En d’autres termes, la souveraineté est la porte d’accès à la langue politique. Cette formule bancale nous rappelle le cas québécois. Evidemment, c’est un cas qui mérite bien plus que ces quelques lignes. Mais l’enthousiasme évoqué pour le référendum écossais n’est pas sans rappeler le référendum québécois de 1995. Le camp souverainiste était passé si près de la victoire. Le Québec était si près de l’indépendance. Encore plus près que l’Ecosse. La corrélation entre le recul des idées souverainistes et celui de la langue politique nous ramène irrémédiablement à ce qui a été évoqué plus haut. D’abord, une illustration nous est offerte sous la forme d’un oxymore. Il s’agit de la devise du Parlement jeunesse du Québec depuis 2010 : « la politique sans parti pris ». A la décharge de ceux qui ont choisi ce mot d’ordre, l’institution était originellement religieuse et son caractère « neutre » est une constante. L’ironie demeure toutefois intacte. Cette fierté affichée s’explique évidemment par la volonté de traiter des sujets de fond sans contraintes partisanes. Il s’agit donc de s’émanciper de ces contraintes, de ne pas s’exprimer sur l’économie en tant que souverainiste par exemple, de faire preuve de pragmatisme. Ensuite, l’illustration de l’ersatz nous a été donnée par le Parti québécois (souverainiste), au pouvoir entre 2012 et 2014 après une dizaine d’années d’absence. Faute de débat sur la souveraineté, le gouvernement a lancé un grand débat autour d’une Charte des valeurs. Un débat sur la laïcité et les signes ostentatoires –et donc le voile et la communauté musulmane– qui n’a abouti qu’à une fragilisation du gouvernement. Mais là encore, la langue politique demeure encore vivante, et il lui arrive encore d’aller à la rescousse d’une autre langue malmenée : le français.

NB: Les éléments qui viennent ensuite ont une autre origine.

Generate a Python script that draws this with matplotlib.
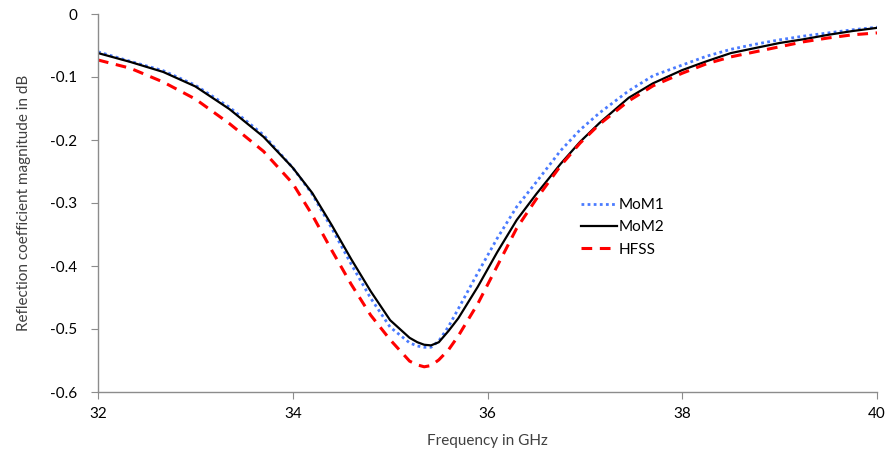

Le dilemme de la relation à l’Etat
Il y a un peu moins de deux ans, comme il y en a assez peu à la télévision, nous pouvions assister à un brillant échange entre Alain Badiou et Régis Debray. Dans sa critique de la démocratie, Alain Badiou préconisait, pendant une période d’expérimentation, une politique définie à distance de l’Etat. Une politique développée pour elle-même, à l’abri d’une « démocratie officielle » anesthésiante. En bon républicain, Régis Debray ne pouvait alors que rappeler l’importance de l’Etat : « une société sans Etat, c’est une jungle ; quand l’Etat disparaît, apparaissent les mafias et les clergés ». Ces deux points de vue sont aujourd’hui au cœur de la pensée politique. Il suffit d’observer le monde arabe pour se convaincre du caractère inquiétant de la délitescence de l’Etat. La notion de souveraineté demeure étroitement liée à celle d’Etat : imaginer un projet collectif et le réaliser à travers des institutions. Mais encore faut-il que l’Etat n’empêche pas d’imaginer. Et c’est là que le propos de Badiou prend tout son sens, et que le dilemme est de taille : préserver l’Etat pour éviter la jungle ; penser à distance de l’Etat quand l’Etat ne permet plus de penser. Le tout est de sauvegarder la langue politique. Repenser la politique, c’est imaginer ; repolitiser la pensée, c’est pouvoir imaginer.